Breviario de podredumbre

 

                                           JUSTO SERNA

 

                         Levante-Emv, 1 de abril de 2006

 

                                                     Opinión

 

 

Hay alguna afinidad entre los casos de Marbella y de Orihuela? La justicia resolverá, pero mientras tanto quizá convendría aclarar qué es corrupción, bajo qué contexto se da y, sobre todo, qué relación hay entre esa práctica y la lógica del regalo? Ustedes me perdonarán tratar cosas que conocemos al dedillo, pero la actualidad de las presuntas granjerías nos obliga a reiterar lo archisabido. En el siglo XIX, por ejemplo, cuando el parlamentarismo aún no había impuesto sus normas, cuando el mundo liberal era tan reciente que las cosas y los delitos públicos carecían de nombre y la democracia continental estaba por implantarse, la redistribución de los recursos en la esfera local solía hacerse mediante el clientelismo, mediante una lealtad ganada con favores, mediante los conocimientos y las relaciones informales. Yo te doy para que me des: ésa era la fórmula de intercambio político, una fórmula en la que el voto sólo era una función anexa a la influencia y en la que el asentimiento se lograba a través de las amistades instrumentales. Frente a la incertidumbre del mercado o frente a la liza parlamentaria, este mecanismo prepolítico de donación, de regalo, o de prestación y de contraprestación, no era una mala cosa: sus beneficiarios intentaban crear un dominio que les fuera favorable, pero sobre todo trataban de erigir un ámbito público estable, justamente en un momento en que por Europa soplaban vientos revolucionarios y levantiscos.

¿Podemos llamar corrupción a aquellas granjerías? Para que exista corrupción no basta con que se incumplan ciertas normas. Para poder hablar de corrupción debemos operar en un marco en el que habiendo distinguido lo público de lo privado nos desenvolvamos con confusión y mixtura: por un lado, la esfera de la publicidad, ese lugar en el que los actos se emprenden a vista de todos; y, por otro, la reserva de lo privado, ese espacio en el que se dan el secreto, lo íntimo, pero también el acuerdo entre particulares, igualmente sometidos a reglas. El corrupto traslada hábitos privados a la esfera de lo público y sobre todo actúa con la lógica del regalo. En principio, donar presentes es gratuito: en el sentido de que regalamos porque se nos antoja. Más aún, quien recibe la dádiva no nos abona en metálico una suma con la que hacer frente a ese dispendio. ¿Pero es realmente gratuito el presente que se nos ofrece? Decía Marcel Mauss que el obsequio establece en realidad un servicio obligatorio. Cuando regalamos a alguien y éste consiente, entonces se forja entre nosotros una red invisible, pero real, de deberes, un sistema de obligaciones, de prestaciones y contraprestaciones, basado en la lógica de la devolución proporcionada. La Mafia reparte servicios como si de obsequios se tratara con el propósito de usurpar el papel del Estado, de suplirlo, atrapando a los agraciados en el favor criminal.

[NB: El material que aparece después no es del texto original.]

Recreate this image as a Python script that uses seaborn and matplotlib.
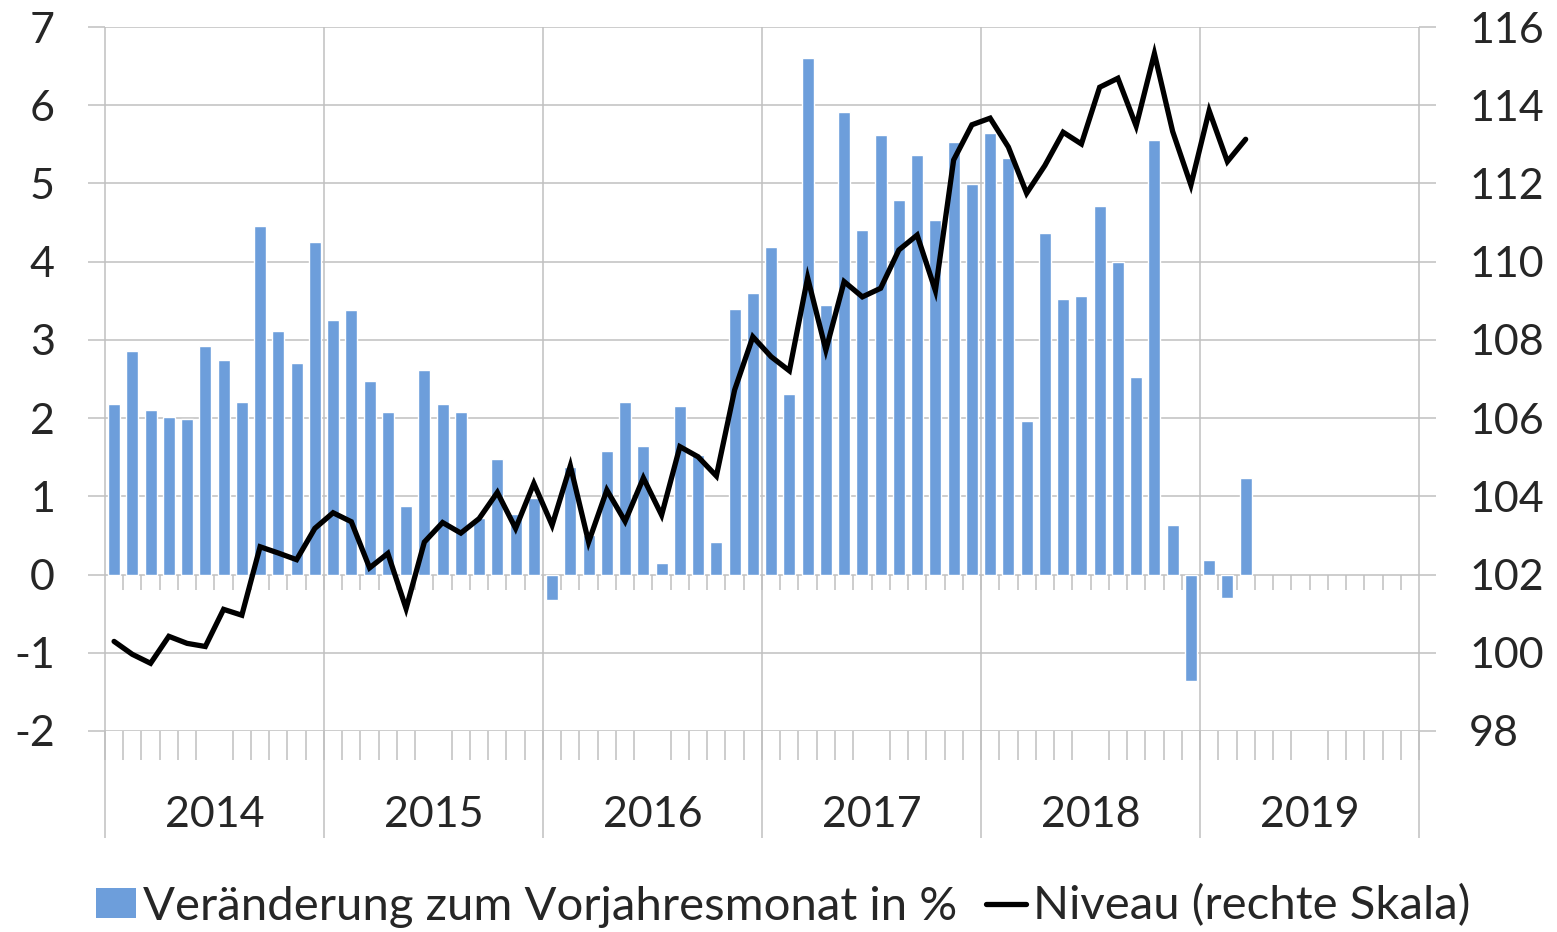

Si no restituyéramos el valor de aquel presente o si simplemente obsequiamos con algún bien de desigual importe a quien previamente nos retribuyó con derroche, entonces seríamos unos aprovechados o unos desagradecidos. Cometeríamos una descortesía roñosa, la tacañería del mezquino, o, más simplemente, decretaríamos una guerra personal, un hostigamiento. En fin, repito: el agraciado, el parroquiano, no recibe gratuitamente y, como indicara Mauss al hablar de los dones, queda enredado en un sistema de obligaciones que ha de corresponder o de devolver para así saldar la deuda contraída. Si esto se da en el ámbito de lo público, entonces el don corrompe y, justamente por eso, el político acaba cumpliendo las reglas que figuran en cualquier breviario de podredumbre.